In his book, “The World Is Flat” author Thomas L. Friedman pointed out the irony of Wal-Mart associates not making enough to be self-sufficient, when the chain’s founder, Sam Walton, was an American symbol of self-sufficiency.

This irony was not lost on Wal-Mart’s CEO H. Lee Scott, Jr., who said the chain has to recognize its obligation to society, as well as to its customer. In fact, Scott worried that if we continue to lose manufacturing jobs in the U.S., “one day we’ll all be selling hamburgers to each other.”

None of us want a future limited to jobs where we wear a smock, or sell fast food. We’re citizens first–not just consumers. “Some people do not shop at big box stores,” Snyder said, “as a protest against economic injustice.”

But not all big box stores are alike. Costco is practically the anti Wal-Mart. Costco pays its workers a living wage and furnishes health insurance to 96 percent of its workforce. As a result, Costco has a more stable, self-sufficient workforce and its profit margin is half that of Wal-Mart’s.

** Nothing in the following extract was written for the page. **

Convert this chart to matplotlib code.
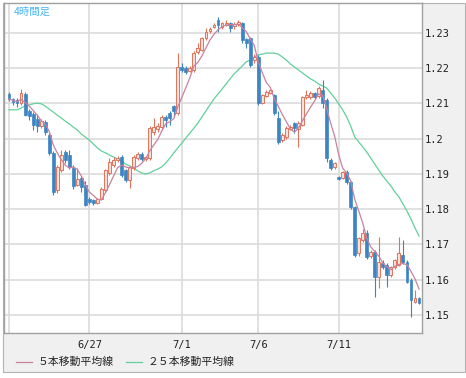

Costco fits more of the Henry Ford model of management. The car manufacturer paid his workers enough money to afford a Ford. Thus, he created an upwardly mobile customer base. Downward mobility seems to be the Wal-Mart model. Their presence tends to drive down wages in a community.

What does this all mean for Forest Park? Well, I heard one of our politicians say we should attract more big-box stores to Roosevelt Road. If so, they should be stores that pay their workers a living wage. Because the so-called bargains we enjoy come with some heavy hidden costs.